#### [Material provided]

########

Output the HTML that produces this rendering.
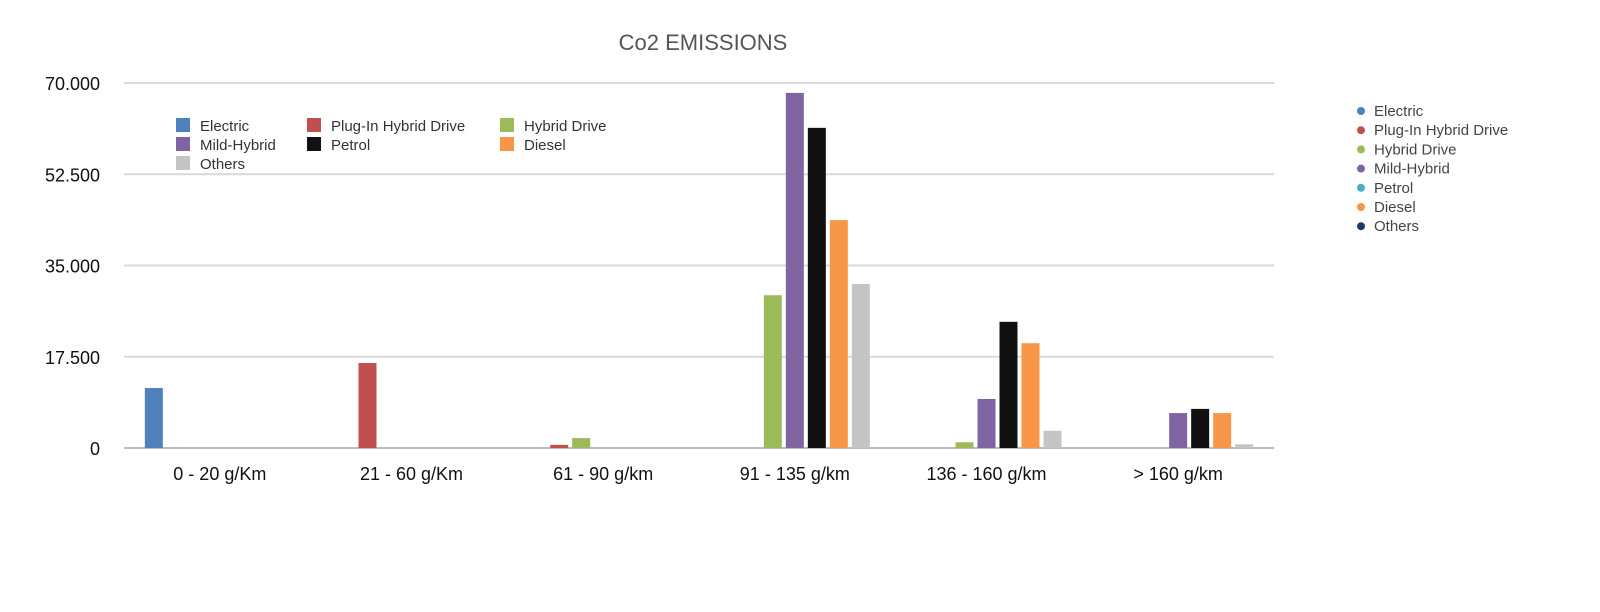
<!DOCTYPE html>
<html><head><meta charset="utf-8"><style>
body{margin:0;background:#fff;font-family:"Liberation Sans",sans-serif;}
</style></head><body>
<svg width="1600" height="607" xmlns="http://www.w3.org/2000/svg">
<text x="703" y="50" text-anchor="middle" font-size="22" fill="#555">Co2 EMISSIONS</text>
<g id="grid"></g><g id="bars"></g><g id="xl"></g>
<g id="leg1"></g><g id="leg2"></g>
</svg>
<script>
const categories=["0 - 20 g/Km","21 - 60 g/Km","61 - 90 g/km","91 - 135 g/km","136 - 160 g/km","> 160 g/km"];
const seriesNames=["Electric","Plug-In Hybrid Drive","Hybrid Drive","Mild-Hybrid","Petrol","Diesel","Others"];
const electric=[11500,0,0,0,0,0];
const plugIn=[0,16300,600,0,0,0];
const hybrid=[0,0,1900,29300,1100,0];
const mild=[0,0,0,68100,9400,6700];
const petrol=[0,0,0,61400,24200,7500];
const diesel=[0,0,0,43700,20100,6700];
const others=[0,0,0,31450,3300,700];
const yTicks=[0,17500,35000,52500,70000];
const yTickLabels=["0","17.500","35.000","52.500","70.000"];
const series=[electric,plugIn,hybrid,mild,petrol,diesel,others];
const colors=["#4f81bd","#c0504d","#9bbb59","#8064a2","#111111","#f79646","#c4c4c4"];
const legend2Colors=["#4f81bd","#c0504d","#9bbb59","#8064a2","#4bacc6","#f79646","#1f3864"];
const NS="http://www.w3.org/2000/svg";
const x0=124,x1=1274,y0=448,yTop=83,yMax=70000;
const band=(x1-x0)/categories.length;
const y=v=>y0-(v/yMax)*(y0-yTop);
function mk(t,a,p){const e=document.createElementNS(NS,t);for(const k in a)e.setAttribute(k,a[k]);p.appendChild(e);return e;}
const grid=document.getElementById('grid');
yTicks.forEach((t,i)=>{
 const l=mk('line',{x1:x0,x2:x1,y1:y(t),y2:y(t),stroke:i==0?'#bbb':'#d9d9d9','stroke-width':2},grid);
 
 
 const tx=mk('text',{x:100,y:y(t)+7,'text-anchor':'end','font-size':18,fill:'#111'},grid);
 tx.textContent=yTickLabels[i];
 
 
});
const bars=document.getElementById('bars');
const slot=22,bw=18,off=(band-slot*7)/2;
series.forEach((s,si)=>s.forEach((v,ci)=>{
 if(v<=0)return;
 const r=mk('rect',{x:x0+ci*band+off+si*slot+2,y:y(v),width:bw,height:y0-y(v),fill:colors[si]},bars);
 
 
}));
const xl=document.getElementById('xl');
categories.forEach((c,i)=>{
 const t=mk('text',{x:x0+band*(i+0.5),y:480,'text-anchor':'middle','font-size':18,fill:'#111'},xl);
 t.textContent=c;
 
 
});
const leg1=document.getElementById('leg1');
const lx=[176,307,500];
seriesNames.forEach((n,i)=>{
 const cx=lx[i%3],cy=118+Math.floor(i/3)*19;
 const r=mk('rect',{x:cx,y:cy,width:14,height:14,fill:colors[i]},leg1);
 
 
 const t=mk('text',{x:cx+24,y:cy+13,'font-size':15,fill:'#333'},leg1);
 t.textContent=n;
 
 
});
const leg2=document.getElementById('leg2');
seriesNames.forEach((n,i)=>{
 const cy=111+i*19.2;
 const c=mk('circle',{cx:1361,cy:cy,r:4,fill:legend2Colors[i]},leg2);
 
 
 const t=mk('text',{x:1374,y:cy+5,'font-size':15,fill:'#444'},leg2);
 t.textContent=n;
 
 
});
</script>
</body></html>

########

#### [What you are asked to do]
Transcribe the full listing character for character. Pictures are excluded.

#### [Solution for this problem]
Output the HTML that produces this rendering.
<!DOCTYPE html>
<html><head><meta charset="utf-8"><style>
body{margin:0;background:#fff;font-family:"Liberation Sans",sans-serif;}
</style></head><body>
<svg width="1600" height="607" xmlns="http://www.w3.org/2000/svg">
<text x="703" y="50" text-anchor="middle" font-size="22" fill="#555">Co2 EMISSIONS</text>
<g id="grid"></g><g id="bars"></g><g id="xl"></g>
<g id="leg1"></g><g id="leg2"></g>
</svg>
<script>
const categories=["0 - 20 g/Km","21 - 60 g/Km","61 - 90 g/km","91 - 135 g/km","136 - 160 g/km","> 160 g/km"];
const seriesNames=["Electric","Plug-In Hybrid Drive","Hybrid Drive","Mild-Hybrid","Petrol","Diesel","Others"];
const electric=[11500,0,0,0,0,0];
const plugIn=[0,16300,600,0,0,0];
const hybrid=[0,0,1900,29300,1100,0];
const mild=[0,0,0,68100,9400,6700];
const petrol=[0,0,0,61400,24200,7500];
const diesel=[0,0,0,43700,20100,6700];
const others=[0,0,0,31450,3300,700];
const yTicks=[0,17500,35000,52500,70000];
const yTickLabels=["0","17.500","35.000","52.500","70.000"];
const series=[electric,plugIn,hybrid,mild,petrol,diesel,others];
const colors=["#4f81bd","#c0504d","#9bbb59","#8064a2","#111111","#f79646","#c4c4c4"];
const legend2Colors=["#4f81bd","#c0504d","#9bbb59","#8064a2","#4bacc6","#f79646","#1f3864"];
const NS="http://www.w3.org/2000/svg";
const x0=124,x1=1274,y0=448,yTop=83,yMax=70000;
const band=(x1-x0)/categories.length;
const y=v=>y0-(v/yMax)*(y0-yTop);
function mk(t,a,p){const e=document.createElementNS(NS,t);for(const k in a)e.setAttribute(k,a[k]);p.appendChild(e);return e;}
const grid=document.getElementById('grid');
yTicks.forEach((t,i)=>{
 const l=mk('line',{x1:x0,x2:x1,y1:y(t),y2:y(t),stroke:i==0?'#bbb':'#d9d9d9','stroke-width':2},grid);
 
 
 const tx=mk('text',{x:100,y:y(t)+7,'text-anchor':'end','font-size':18,fill:'#111'},grid);
 tx.textContent=yTickLabels[i];
 
 
});
const bars=document.getElementById('bars');
const slot=22,bw=18,off=(band-slot*7)/2;
series.forEach((s,si)=>s.forEach((v,ci)=>{
 if(v<=0)return;
 const r=mk('rect',{x:x0+ci*band+off+si*slot+2,y:y(v),width:bw,height:y0-y(v),fill:colors[si]},bars);
 
 
}));
const xl=document.getElementById('xl');
categories.forEach((c,i)=>{
 const t=mk('text',{x:x0+band*(i+0.5),y:480,'text-anchor':'middle','font-size':18,fill:'#111'},xl);
 t.textContent=c;
 
 
});
const leg1=document.getElementById('leg1');
const lx=[176,307,500];
seriesNames.forEach((n,i)=>{
 const cx=lx[i%3],cy=118+Math.floor(i/3)*19;
 const r=mk('rect',{x:cx,y:cy,width:14,height:14,fill:colors[i]},leg1);
 
 
 const t=mk('text',{x:cx+24,y:cy+13,'font-size':15,fill:'#333'},leg1);
 t.textContent=n;
 
 
});
const leg2=document.getElementById('leg2');
seriesNames.forEach((n,i)=>{
 const cy=111+i*19.2;
 const c=mk('circle',{cx:1361,cy:cy,r:4,fill:legend2Colors[i]},leg2);
 
 
 const t=mk('text',{x:1374,y:cy+5,'font-size':15,fill:'#444'},leg2);
 t.textContent=n;
 
 
});
</script>
</body></html>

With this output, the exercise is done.